What is it about this type of suspension you do not agree with? Is there an air bag suspension with this same kind of trailing arm that you can recommend?

It seems to me that using one half of that Timbren mechanism (single axle)... or whatever you recommend that uses this style with an air bag... would work really well for Topaz' use.
A walking beam is for two axles. The single arm is just a trailing arm with a carefully designed compression member and an opposing rubber member that gives non-linear rising rate and some good damping. The Timbren system for two axles uses a compound compression system with a second point of articulation on each side of the walking beam. Essentially two sets of the single system.

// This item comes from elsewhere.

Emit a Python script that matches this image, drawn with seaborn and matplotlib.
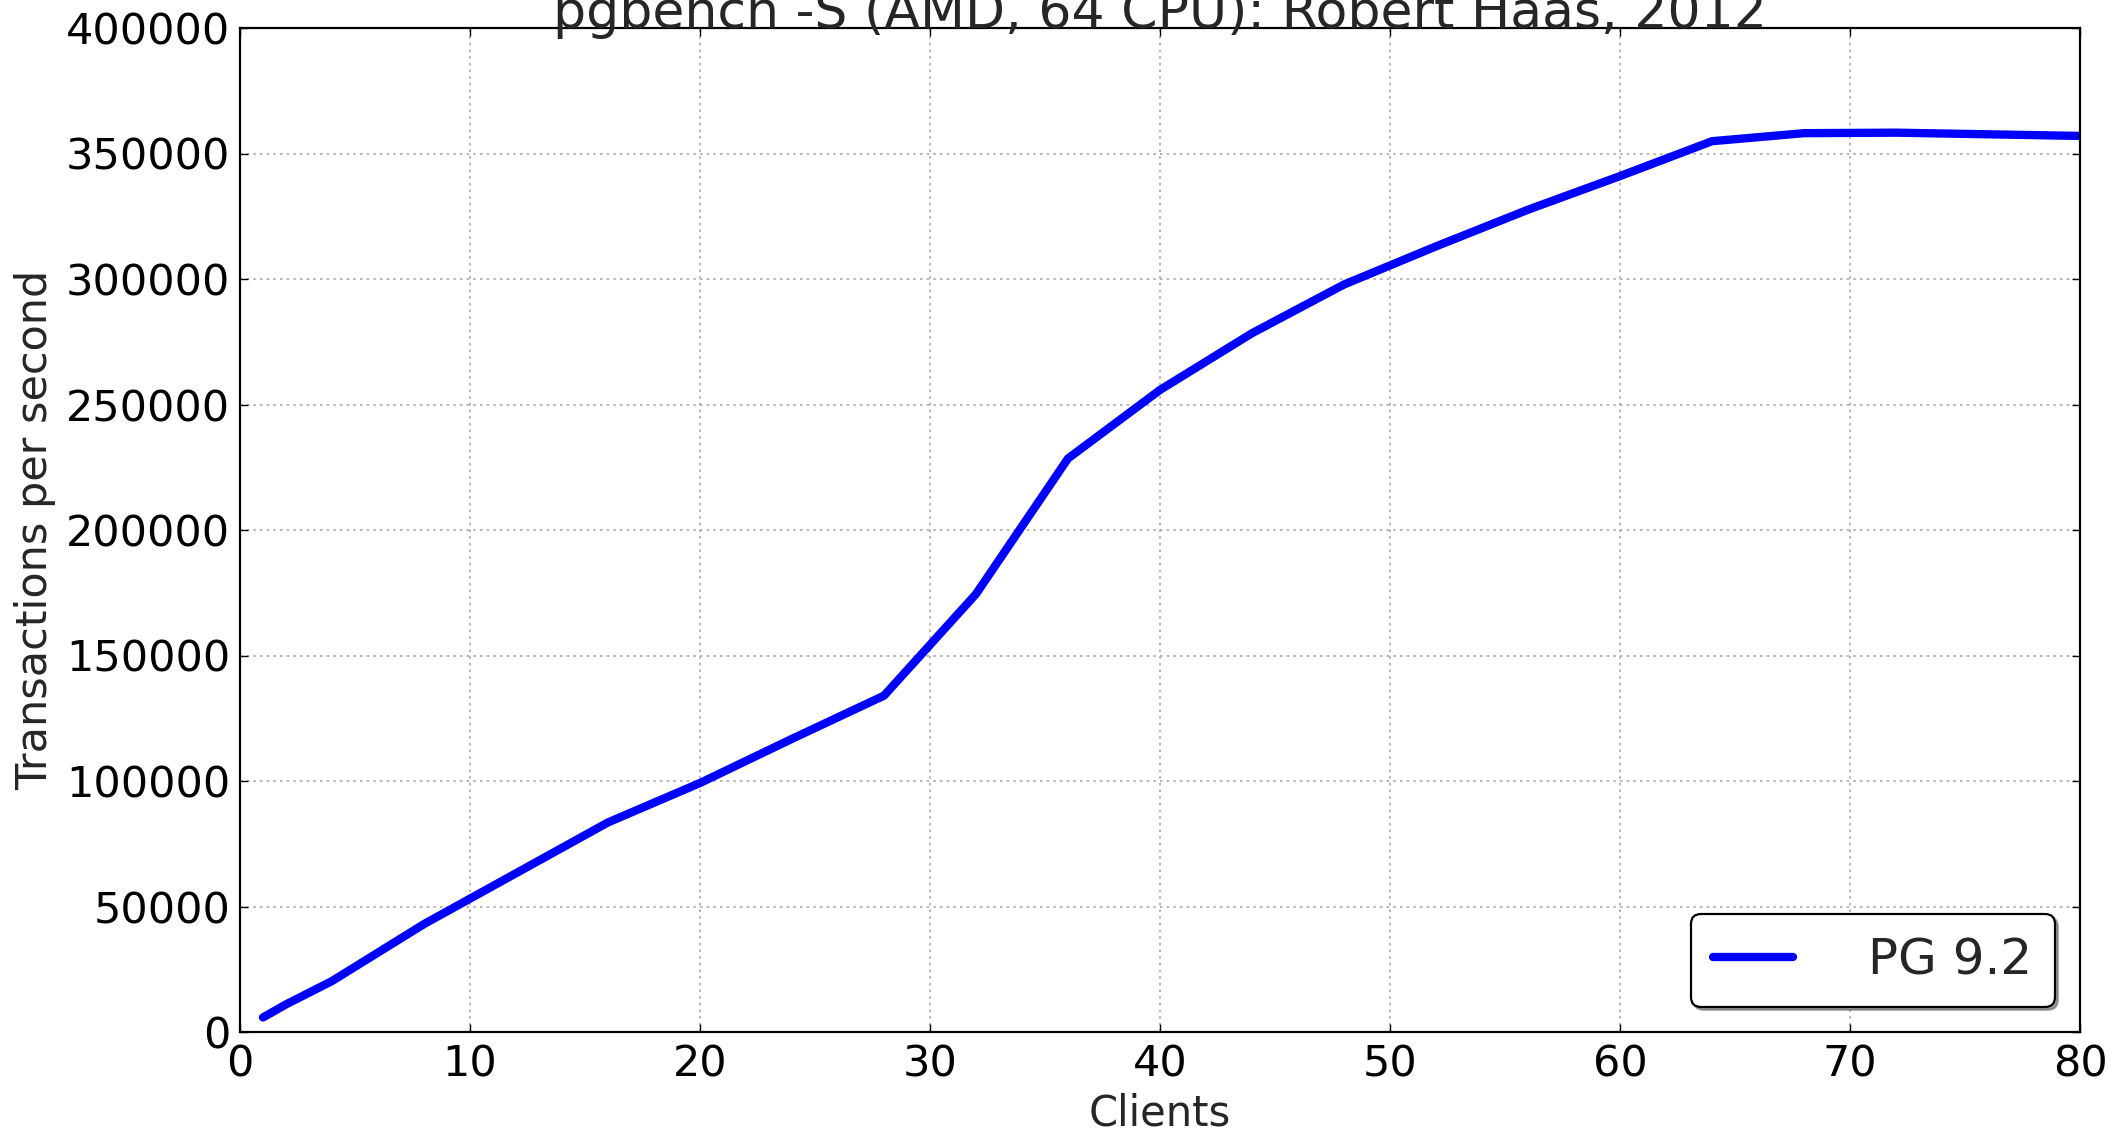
import matplotlib
matplotlib.use("Agg")
import matplotlib.pyplot as plt
import seaborn as sns
import pandas as pd
from matplotlib.ticker import MultipleLocator

# ---- data ----
clients = [1, 2, 4, 8, 16, 20, 24, 28, 32, 36, 40, 44, 48, 52, 56, 60, 64, 68, 72, 80]
tps = [5800, 11000, 20300, 43000, 83500, 99200, 116800, 134000, 174500, 228500,
       255800, 278400, 297800, 313000, 327600, 341000, 354900, 358100, 358300, 357000]
series_name = "PG 9.2"
title = "pgbench -S (AMD, 64 CPU): Robert Haas, 2012"
x_label = "Clients"
y_label = "Transactions per second"

df = pd.DataFrame({"Clients": clients, "TPS": tps, "series": series_name})

sns.set_style("ticks")
plt.rcParams["font.family"] = ["DejaVu Sans"]

W, H = 2112, 1132
fig = plt.figure(figsize=(W / 100, H / 100), dpi=100)
L, R, T, B = 240, 2080, 28, 1032
ax = fig.add_axes([L / W, 1 - B / H, (R - L) / W, (B - T) / H])

sns.lineplot(data=df, x="Clients", y="TPS", hue="series", palette=["#0000ff"],
             linewidth=6, ax=ax, legend=True)

ax.set_xlim(0, 80)
ax.set_ylim(0, 400000)
ax.xaxis.set_major_locator(MultipleLocator(10))
ax.yaxis.set_major_locator(MultipleLocator(50000))
ax.ticklabel_format(style="plain", axis="y", useOffset=False)

ax.grid(True, color="#a8a8a8", linestyle=(0, (1.5, 2.5)), linewidth=1.2)
ax.set_axisbelow(True)

for s in ax.spines.values():
    s.set_visible(True)
    s.set_linewidth(1.6)
    s.set_color("black")

ax.tick_params(axis="both", which="major", direction="in", length=6, width=1,
               top=True, right=True, labelsize=31, colors="black")
ax.tick_params(axis="y", pad=7)
ax.tick_params(axis="x", pad=8)

ax.set_xlabel(x_label, fontsize=30)
ax.set_ylabel(y_label, fontsize=31)
ax.xaxis.set_label_coords(0.5, -0.06)
ax.yaxis.set_label_coords(-0.1, 0.5)

ax.text(0.5, 1.0, title, transform=ax.transAxes, ha="center", va="baseline",
        fontsize=37.5, clip_on=False)

leg = ax.legend(loc="lower right", fontsize=36, frameon=True, fancybox=True,
                shadow=True, handlelength=1.6, handletextpad=1.5,
                borderaxespad=0.5, borderpad=0.45, framealpha=1)
leg.get_frame().set_edgecolor("black")
leg.get_frame().set_linewidth(1.6)
for line in leg.get_lines():
    line.set_linewidth(6)

fig.savefig("out.png", dpi=100)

What makes the walking beam SO much better than a single trailing link is considerably more wheel travel = lower effective spring rate for single deflection, but much high spring rate for double deflection (i.e. lateral acceleration).

Hot Wings got this exactly right - a mechanical version of hydrolastic. Except, IIRC, Minis never used that (just single acting rubber "spring". It was the larger cars (I think beginning with the Austin 1100 - sold later over here as the Austin America) that tried it. Don't think it actually worked very well, and I think they missed the big one by not providing a flow restrictor for braking loads. If you want to see what in my mind is the most elegantly engineered non-driven bit of vehicle suspension - look at the tandem rear axles of the GMC motorhomes of the '70s. There is a leading link at the rear and trailing link ahead, both bearing on a single horizontal air bag. Gave all of the advantages of a walking beam plus all of the advantages of air suspension. BRILLIANT.